No mandato de negociação, os países da UE dão à Comissão Europeia o direito de negociar em seu nome com o Mercosul. A mesma coisa do lado dos sul-americanos. Os mandatos atuais foram negociados em 1999, quando se começou a tentativa de um acordo - abandonado depois em 2006- e tiveram seus parâmetros atualizados em 2010, quando as conversas foram retomadas.
A informação de que a França pretende pedir a "atualização" do mandato foi tratada com certo desdém pelo governo brasileiro. "Se for reabrir para o lado deles, podemos reabrir pelo nosso lado. E isso não interessa a ninguém", disse à Reuters uma fonte próxima às negociações.
De acordo com essa fonte, que falou sob condição de anonimato, as cobranças para mudanças no mandato são feitas há mais de 10 anos, e a Comissão Europeia seria totalmente contrária.
REAÇÃO
A informação de que a França planeja pedir a inclusão de questão sobre segurança dos alimentos é vista como uma tentativa de intimidação. "É um elemento de perturbação, de intimidação. Uma maneira de dizer ao Mercosul para maneirar sua ambição. Não me sensibiliza nem um pouco", disse a fonte.
Temas sanitários, segundo a fonte, não estão na negociação e não precisam estar. Com livre comércio ou não, quem não cumprir os padrões terá seu produto barrado. "Isso nunca esteve na negociação, nunca se pediu para a Europa mudar seus padrões sanitários ou vice-versa. Cada um estabelece seu padrão sanitário", afirmou.
"Isso é claramente uma tática para atrasar as negociações, disse à Reuters um diplomata da União Europeia sediado em Brasília. Segundo a fonte, as reclamações do embaixador, de que o governo brasileiro não fez nada para melhorar as condições sanitárias depois da operação Carne Fraca também não são verdadeiras.
A questão da segurança alimentar dentro do acordo com Mercosul e em outros já foi levantada mais de uma vez no Parlamento Europeu. Questionado sobre isso, o comissário para Saúde e Segurança dos Alimentos, Vytenis Andriukaitis, já afirmou que nenhum acordo levará a redução dos padrões sanitários europeus. "Com ou sem acordo de livre comércio, alimentos importados para a UE têm que cumprir com as normas de segurança. Isso inclui o acordo com o Mercosul", disse em uma reunião do Parlamento.
Segundo Andriukaitis, o acordo com os países sul-americanos vai reforçar a cooperação e a troca de informações sanitárias e fitossanitárias para garantir os padrões necessários.
SEM AVANÇO
Há 10 dias, a rodada de negociações entre UE e Mercosul, em Brasília, terminou sem avanços na questão central, de acesso a mercados. Os países sul-americanos esperavam a oferta sobre carne e etanol, que os europeus deviam desde maio de 2016, mas os valores oferecidos -600 mil toneladas de etanol e 70 mil de carne, abaixo do oferecido em 2006- foram considerados decepcionantes e as conversas não avançaram.
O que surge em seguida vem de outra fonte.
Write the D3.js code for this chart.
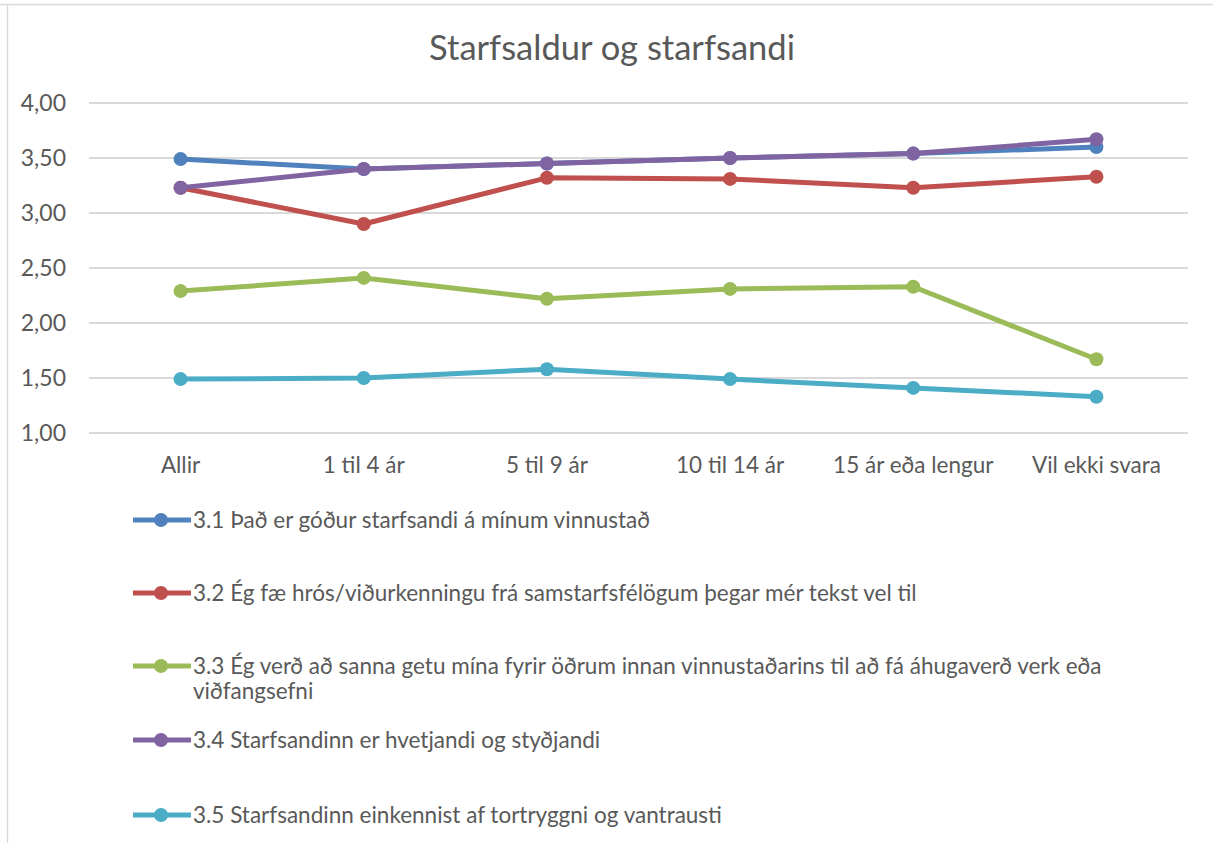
<!DOCTYPE html>
<html>
<head>
<meta charset="utf-8">
<script src="https://cdn.jsdelivr.net/npm/d3@7"></script>
<style>
  body { margin: 0; background: #fff; }
  svg text { font-family: Lato, "Open Sans", sans-serif; fill: #595959; }
</style>
</head>
<body>
<main></main>
<script>
var categories = ['Allir', '1 til 4 ár', '5 til 9 ár', '10 til 14 ár', '15 ár eða lengur', 'Vil ekki svara']
var seriesNames = [
    '3.1 Það er góður starfsandi á mínum vinnustað',
    '3.2 Ég fæ hrós/viðurkenningu frá samstarfsfélögum þegar mér tekst vel til',
    '3.3 Ég verð að sanna getu mína fyrir öðrum innan vinnustaðarins til að fá áhugaverð verk eða|viðfangsefni',
    '3.4 Starfsandinn er hvetjandi og styðjandi',
    '3.5 Starfsandinn einkennist af tortryggni og vantrausti'
]
var s31 = [3.49, 3.40, 3.45, 3.50, 3.54, 3.60]
var s32 = [3.23, 2.90, 3.32, 3.31, 3.23, 3.33]
var s33 = [2.29, 2.41, 2.22, 2.31, 2.33, 1.67]
var s34 = [3.23, 3.40, 3.45, 3.50, 3.54, 3.67]
var s35 = [1.49, 1.50, 1.58, 1.49, 1.41, 1.33]
var yTicks = [1, 1.5, 2, 2.5, 3, 3.5, 4]
var colors = ['#4F81BD', '#C0504D', '#9BBB59', '#8064A2', '#4BACC6']

var allSeries = [s31, s32, s33, s34, s35]

var width = 1213, height = 843

var svg = d3.select('main').append('svg')
    .attr('width', width)
    .attr('height', height)

// frame edges
svg.append('line').attr('x1', 0).attr('x2', width).attr('y1', 4.5).attr('y2', 4.5)
    .attr('stroke', '#d9d9d9').attr('stroke-width', 1.5)
svg.append('line').attr('x1', 7.5).attr('x2', 7.5).attr('y1', 4).attr('y2', height)
    .attr('stroke', '#d9d9d9').attr('stroke-width', 1.5)

svg.append('text')
    .attr('x', 612).attr('y', 60)
    .attr('text-anchor', 'middle')
    .style('font-size', '34.5px')
    .text('Starfsaldur og starfsandi')

var x = d3.scaleBand().domain(categories).range([89, 1188])
var y = d3.scaleLinear().domain([1, 4]).range([433, 103])

// gridlines
svg.append('g').selectAll('line')
    .data(yTicks)
    .enter()
    .append('line')
    .attr('x1', 89).attr('x2', 1188)
    .attr('y1', d => y(d)).attr('y2', d => y(d))
    .attr('stroke', '#d9d9d9').attr('stroke-width', 1.8)

// y labels
var fmt = d => d.toFixed(2).replace('.', ',')
svg.append('g').selectAll('text')
    .data(yTicks)
    .enter()
    .append('text')
    .attr('x', 66).attr('y', d => y(d) + 8)
    .attr('text-anchor', 'end')
    .style('font-size', '23px')
    .text(fmt)

// x labels
svg.append('g').selectAll('text')
    .data(categories)
    .enter()
    .append('text')
    .attr('x', d => x(d) + x.bandwidth() / 2)
    .attr('y', 473)
    .attr('text-anchor', 'middle')
    .style('font-size', '22.5px')
    .text(d => d)

var line = d3.line()
    .x((d, i) => x(categories[i]) + x.bandwidth() / 2)
    .y(d => y(d))

var g = svg.append('g')
allSeries.forEach((s, k) => {
    g.append('path')
        .datum(s)
        .attr('d', line)
        .attr('fill', 'none')
        .attr('stroke', colors[k])
        .attr('stroke-width', 5)
        .attr('stroke-linejoin', 'round')
    g.selectAll('.pt' + k)
        .data(s)
        .enter()
        .append('circle')
        .attr('class', 'pt' + k)
        .attr('cx', (d, i) => x(categories[i]) + x.bandwidth() / 2)
        .attr('cy', d => y(d))
        .attr('r', 7)
        .attr('fill', colors[k])
})

// legend
var legendY = [520, 593, 666, 740, 815]
seriesNames.forEach((name, k) => {
    var ly = legendY[k]
    svg.append('line')
        .attr('x1', 133).attr('x2', 191)
        .attr('y1', ly).attr('y2', ly)
        .attr('stroke', colors[k]).attr('stroke-width', 5)
    svg.append('circle')
        .attr('cx', 161).attr('cy', ly).attr('r', 7)
        .attr('fill', colors[k])
    var parts = name.split('|')
    parts.forEach((p, j) => {
        svg.append('text')
            .attr('x', 193).attr('y', ly + 8 + j * 25)
            .style('font-size', '22.5px')
            .text(p)
    })
})
</script>
</body>
</html>
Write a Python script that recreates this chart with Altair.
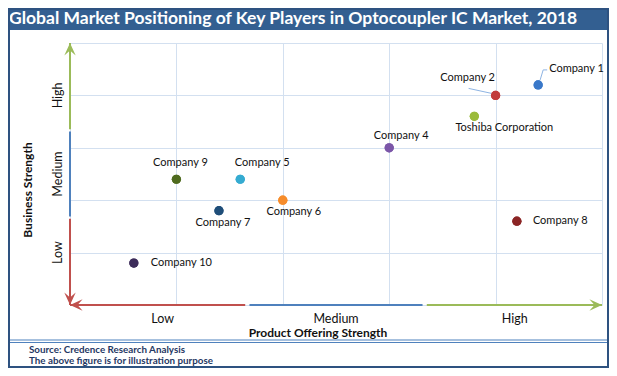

Na semana passada, o presidente francês, Emanuel Macron, afirmou, em discurso para produtores agrícolas, que a França não tinha pressa de fechar o acordo, contradizendo o cronograma estabelecido pela própria UE, que previa o anúncio em dezembro deste ano.
O embaixador da França no Brasil prevê que realmente será difícil cumprir o prazo anunciado pela UE, mas garante que a França continua muito interessada no acordo. "Mas é preciso um acordo forte e durável, um acordo ganha-ganha", defendeu.
Uma nova rodada de negociações acontecerá em Brasília no início de novembro.